In our Pre-K to 8th grade school we see a lot of 2nd and 3rd graders wanting to check out the books we have in the middle school section (YA ). We use the question "what do you think your parents would think?" about books we've described to them as being for the older kids. Sometimes I'll even say its a book we bought for the older kids because it's about high school or about something they are studying in health class. That usually puts it in perspective for them and they self select from there. We have classroom teachers who are strict about kids reading from their "just right" lists as well, so I try to find the balance by being more lenient. Sometimes a book slips by, like a kindergartener checking out a book on Crack because of the skull on the cover, (he thought it was a scary story, I didn't see it get checked out) and I have parents calling up complaining about what they are asked to read for bedtime stories. It's an interesting discussion and I enjoyed reading the article you linked to.

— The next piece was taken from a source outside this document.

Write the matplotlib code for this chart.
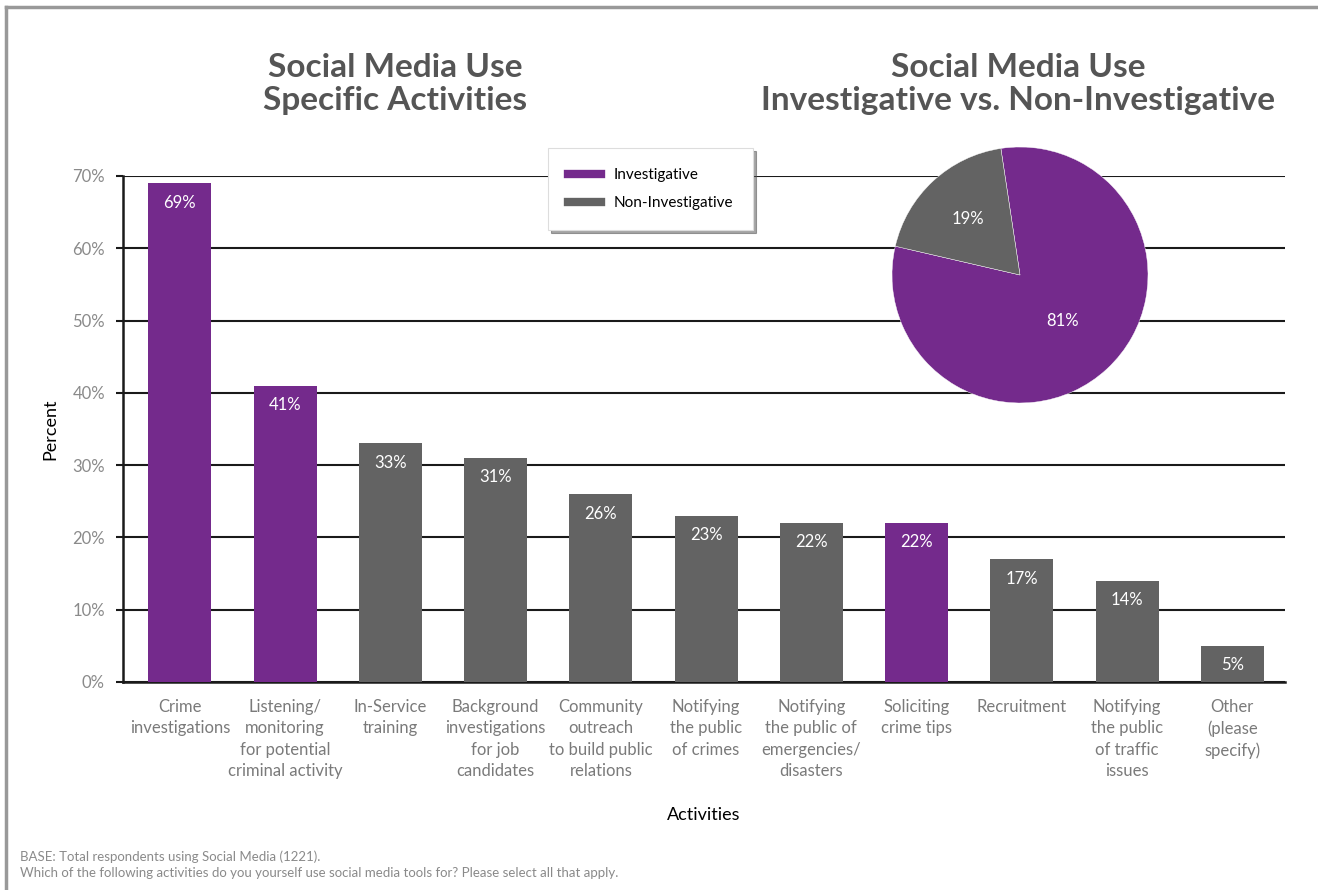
import matplotlib
matplotlib.use("Agg")
import matplotlib.pyplot as plt
from matplotlib.lines import Line2D
import numpy as np

# bar chart data
activities = ["Crime\ninvestigations", "Listening/\nmonitoring\nfor potential\ncriminal activity",
              "In-Service\ntraining", "Background\ninvestigations\nfor job\ncandidates",
              "Community\noutreach\nto build public\nrelations", "Notifying\nthe public\nof crimes",
              "Notifying\nthe public of\nemergencies/\ndisasters", "Soliciting\ncrime tips",
              "Recruitment", "Notifying\nthe public\nof traffic\nissues", "Other\n(please\nspecify)"]
percent = [69, 41, 33, 31, 26, 23, 22, 22, 17, 14, 5]
investigative = [True, True, False, False, False, False, False, True, False, False, False]

# pie chart data
pie_labels = ["Investigative", "Non-Investigative"]
pie_values = [81, 19]

purple = "#742a8c"
grey = "#636363"
plt.rcParams['font.family'] = ['Lato', 'DejaVu Sans']

fig = plt.figure(figsize=(13.18, 8.9), dpi=100)

# outer frame (top and left edge)
fig.add_artist(Line2D([6/1318, 6/1318], [0, 1 - 7/890], color="#999999", lw=2.5))
fig.add_artist(Line2D([6/1318, 1], [1 - 7/890, 1 - 7/890], color="#999999", lw=2.5))

ax = fig.add_axes([123/1318, 1 - 682/890, (1285 - 123)/1318, (682 - 176)/890])
x = np.arange(len(percent))
colors = [purple if inv else grey for inv in investigative]
ax.bar(x, percent, width=0.6, color=colors, zorder=3)
for xi, p in zip(x, percent):
    ax.text(xi, p - 2.7, f"{p}%", ha="center", va="center", color="white", fontsize=12, zorder=4)

ax.set_xlim(-0.54, 10.5)
ax.set_ylim(0, 70)
ax.set_yticks(range(0, 71, 10))
ax.set_yticklabels([f"{v}%" for v in range(0, 71, 10)], color="#8a8a8a", fontsize=12)
ax.yaxis.grid(True, color="#1a1a1a", lw=1.5, zorder=0)
ax.tick_params(axis="y", length=5, width=1.5, color="#1a1a1a", pad=8)
ax.set_xticks(x)
ax.set_xticklabels(activities, color="#7a7a7a", fontsize=12, linespacing=1.42)
ax.tick_params(axis="x", length=0, pad=12)
for s in ["top", "right"]:
    ax.spines[s].set_visible(False)
ax.spines["left"].set_linewidth(1.8)
ax.spines["bottom"].set_linewidth(1.8)
ax.spines["left"].set_color("#1a1a1a")
ax.spines["bottom"].set_color("#1a1a1a")
ax.set_ylabel("Percent", fontsize=13, labelpad=10)
ax.set_xlabel("Activities", fontsize=13, labelpad=20)

# pie of investigative vs non-investigative
pax = fig.add_axes([(1020 - 128)/1318, 1 - (275 + 128)/890, 256/1318, 256/890])
wedges, texts = pax.pie(pie_values, colors=[purple, grey], startangle=167, counterclock=True,
                        wedgeprops=dict(edgecolor="white", linewidth=0.3))
for w, v, r in zip(wedges, pie_values, [0.49, 0.6]):
    ang = np.deg2rad((w.theta1 + w.theta2) / 2)
    pax.text(r * np.cos(ang), r * np.sin(ang), f"{v}%", ha="center", va="center",
             color="white", fontsize=12)
pax.set_xlim(-1, 1)
pax.set_ylim(-1, 1)
pax.set_aspect("equal")

# titles
fig.text(395/1318, 1 - 84/890, "Social Media Use\nSpecific Activities", ha="center", va="center",
         fontsize=24, fontweight="bold", color="#555555", linespacing=1.15)
fig.text(1018/1318, 1 - 84/890, "Social Media Use\nInvestigative vs. Non-Investigative", ha="center",
         va="center", fontsize=24, fontweight="bold", color="#555555", linespacing=1.15)

handles = [Line2D([], [], color=purple, lw=6), Line2D([], [], color=grey, lw=6)]
leg = fig.legend(handles, pie_labels, loc="upper left", bbox_to_anchor=(548/1318, 1 - 148/890),
                 fontsize=11, frameon=True, fancybox=False, shadow=True, handlelength=2.2,
                 borderpad=1.3, labelspacing=0.95, borderaxespad=0, edgecolor="#dddddd")
leg.get_frame().set_linewidth(0.8)

fig.text(20/1318, 1 - 857/890, "BASE: Total respondents using Social Media (1221).", fontsize=9.5,
         color="#8a8a8a", va="center")
fig.text(20/1318, 1 - 873/890,
         "Which of the following activities do you yourself use social media tools for? Please select all that apply.",
         fontsize=9.5, color="#8a8a8a", va="center")

fig.savefig("out.png", dpi=100)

Interesting varied comments.... if a kid is "reading up", I'm not into holding them back with stuff they don't want because it is too easy, but I also don't agree that the only "reading up" available is YA.
And a big point (which is why I think Nick & Norah is the good example) is so much saying "don't read this book" to the kid, as making sure the book is the book the kid thinks it is. Princess Diaries is a good example to use with younger readers (say, 3r graders). Those Princess Diaries readers (tho usually its the parent) who think they are getting the movie version are usually shocked, appalled, and loud in their complaining about the book being, gasp, a YA, even tho that is what it is.

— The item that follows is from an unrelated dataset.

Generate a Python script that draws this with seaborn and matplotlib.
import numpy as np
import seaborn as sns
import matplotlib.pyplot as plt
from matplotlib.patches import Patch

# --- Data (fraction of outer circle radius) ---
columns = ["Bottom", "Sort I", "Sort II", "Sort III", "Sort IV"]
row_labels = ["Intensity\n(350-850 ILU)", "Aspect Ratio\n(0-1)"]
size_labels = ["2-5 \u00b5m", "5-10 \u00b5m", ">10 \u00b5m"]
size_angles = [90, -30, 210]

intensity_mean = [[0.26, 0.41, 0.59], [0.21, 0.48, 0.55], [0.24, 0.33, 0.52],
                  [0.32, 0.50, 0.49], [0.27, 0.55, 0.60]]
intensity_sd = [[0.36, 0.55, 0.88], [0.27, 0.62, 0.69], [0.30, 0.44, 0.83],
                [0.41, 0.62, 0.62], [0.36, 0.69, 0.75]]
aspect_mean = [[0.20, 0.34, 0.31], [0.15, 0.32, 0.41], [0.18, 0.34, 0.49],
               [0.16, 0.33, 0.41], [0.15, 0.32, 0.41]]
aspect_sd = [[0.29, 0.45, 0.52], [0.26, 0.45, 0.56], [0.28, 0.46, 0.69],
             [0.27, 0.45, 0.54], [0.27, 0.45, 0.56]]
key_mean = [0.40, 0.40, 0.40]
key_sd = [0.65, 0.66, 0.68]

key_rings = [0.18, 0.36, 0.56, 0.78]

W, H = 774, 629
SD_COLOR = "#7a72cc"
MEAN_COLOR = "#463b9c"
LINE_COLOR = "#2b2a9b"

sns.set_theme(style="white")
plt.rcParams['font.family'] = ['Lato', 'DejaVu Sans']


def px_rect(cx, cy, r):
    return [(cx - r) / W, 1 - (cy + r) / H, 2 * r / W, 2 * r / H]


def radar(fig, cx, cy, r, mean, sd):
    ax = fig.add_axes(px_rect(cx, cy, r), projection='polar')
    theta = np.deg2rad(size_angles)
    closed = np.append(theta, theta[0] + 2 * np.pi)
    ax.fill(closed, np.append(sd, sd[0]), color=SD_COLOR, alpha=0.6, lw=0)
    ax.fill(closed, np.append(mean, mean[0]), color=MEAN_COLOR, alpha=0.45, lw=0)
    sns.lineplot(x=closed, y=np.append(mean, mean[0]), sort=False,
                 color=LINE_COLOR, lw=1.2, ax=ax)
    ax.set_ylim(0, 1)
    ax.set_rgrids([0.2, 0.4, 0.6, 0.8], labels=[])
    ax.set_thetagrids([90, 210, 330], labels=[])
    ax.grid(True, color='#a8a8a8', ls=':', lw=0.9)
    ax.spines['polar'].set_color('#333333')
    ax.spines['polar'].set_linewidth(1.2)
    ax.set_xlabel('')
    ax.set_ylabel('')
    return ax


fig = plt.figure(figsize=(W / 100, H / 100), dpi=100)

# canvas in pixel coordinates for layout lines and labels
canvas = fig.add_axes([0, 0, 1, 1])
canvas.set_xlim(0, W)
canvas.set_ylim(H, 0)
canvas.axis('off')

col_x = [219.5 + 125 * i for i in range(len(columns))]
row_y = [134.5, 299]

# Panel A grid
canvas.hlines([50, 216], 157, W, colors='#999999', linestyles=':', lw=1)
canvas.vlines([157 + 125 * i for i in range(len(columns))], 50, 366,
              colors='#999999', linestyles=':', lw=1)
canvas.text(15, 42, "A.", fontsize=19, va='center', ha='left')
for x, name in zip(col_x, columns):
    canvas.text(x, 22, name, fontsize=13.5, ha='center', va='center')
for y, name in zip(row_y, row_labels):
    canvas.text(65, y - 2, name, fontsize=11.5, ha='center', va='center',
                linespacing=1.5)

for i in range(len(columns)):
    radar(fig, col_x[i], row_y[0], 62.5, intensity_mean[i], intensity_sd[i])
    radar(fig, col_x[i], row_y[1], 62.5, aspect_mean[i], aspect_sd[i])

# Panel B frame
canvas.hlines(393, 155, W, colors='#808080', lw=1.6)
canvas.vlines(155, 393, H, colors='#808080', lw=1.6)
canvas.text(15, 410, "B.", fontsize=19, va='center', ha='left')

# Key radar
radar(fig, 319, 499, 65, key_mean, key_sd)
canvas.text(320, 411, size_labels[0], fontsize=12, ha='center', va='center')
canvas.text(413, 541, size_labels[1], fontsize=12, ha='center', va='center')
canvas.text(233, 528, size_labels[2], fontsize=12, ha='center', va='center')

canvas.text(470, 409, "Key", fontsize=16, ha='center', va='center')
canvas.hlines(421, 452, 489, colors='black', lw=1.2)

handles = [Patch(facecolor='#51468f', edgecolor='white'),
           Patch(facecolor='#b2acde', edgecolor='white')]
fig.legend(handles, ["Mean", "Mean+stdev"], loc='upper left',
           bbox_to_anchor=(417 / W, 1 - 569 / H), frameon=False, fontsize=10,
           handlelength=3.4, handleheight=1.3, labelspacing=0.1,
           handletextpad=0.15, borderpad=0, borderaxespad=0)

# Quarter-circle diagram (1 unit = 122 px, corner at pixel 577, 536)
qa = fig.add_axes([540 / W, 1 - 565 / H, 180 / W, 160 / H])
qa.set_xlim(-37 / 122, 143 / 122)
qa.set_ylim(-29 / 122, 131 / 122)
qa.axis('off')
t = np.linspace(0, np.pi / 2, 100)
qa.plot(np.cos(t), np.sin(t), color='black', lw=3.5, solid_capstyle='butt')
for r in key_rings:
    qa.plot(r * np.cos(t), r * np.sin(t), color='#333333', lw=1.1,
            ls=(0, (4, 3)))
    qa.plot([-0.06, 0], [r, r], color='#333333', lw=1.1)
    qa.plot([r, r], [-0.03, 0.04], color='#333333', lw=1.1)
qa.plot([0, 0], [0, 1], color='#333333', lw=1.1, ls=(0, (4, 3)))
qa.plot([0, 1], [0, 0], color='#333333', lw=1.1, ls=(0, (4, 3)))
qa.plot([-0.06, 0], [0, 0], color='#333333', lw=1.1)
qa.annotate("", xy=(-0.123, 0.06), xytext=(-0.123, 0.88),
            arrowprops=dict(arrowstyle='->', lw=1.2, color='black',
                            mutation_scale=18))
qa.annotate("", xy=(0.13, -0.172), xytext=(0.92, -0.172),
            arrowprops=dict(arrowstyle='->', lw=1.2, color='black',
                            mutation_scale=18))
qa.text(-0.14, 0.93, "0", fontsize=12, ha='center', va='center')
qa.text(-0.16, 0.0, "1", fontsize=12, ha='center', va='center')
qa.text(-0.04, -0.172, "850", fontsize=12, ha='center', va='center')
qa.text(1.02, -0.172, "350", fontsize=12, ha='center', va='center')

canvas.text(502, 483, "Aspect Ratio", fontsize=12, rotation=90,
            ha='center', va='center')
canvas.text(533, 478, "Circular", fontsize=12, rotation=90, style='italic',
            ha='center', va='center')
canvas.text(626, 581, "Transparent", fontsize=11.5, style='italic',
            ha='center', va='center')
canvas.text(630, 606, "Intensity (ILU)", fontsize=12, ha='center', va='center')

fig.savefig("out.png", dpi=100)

I don't like "what would your parents think?" as a filter because it puts the librarian in the parent's camp rather than the child's. It also puts the child in the dubious position of feeling as if she needs to lie to get a book she is legally entitled to read.
I recently had a request by an 8 year old for Meg Cabot's Read or Not : an American Girl book.
Instead of simply sending it out to the requestor, I gave the requestor the summary description of the book and said, just checking that this is the book you want.
At which point I discovered that the requestor thought the Meg Cabot books were the Kit/American Girl books.
I don't think any greater good would have been served by giving the Meg Cabot books when what they wanted was the Meet Kit books.
(The person asking for the book was the parent of the girl).
Personally, I prefer to work with kids instead of parents for a ton of reasons. Kids usually have a better handle on their own reading interests; and parents expect you to read their mind (and the absent child's mind) in terms of matching.
That said, in terms of the confusion of the American Girl books, or perhaps a belief that Cruising is a movie about cruise ships, yes, I think it's good to find out what the reader/viewer really wants when they ask for a title that seems to be a disconnect with their usual books/movies. (My stepgrandmother was the one who thought crusing was about cruise ships.)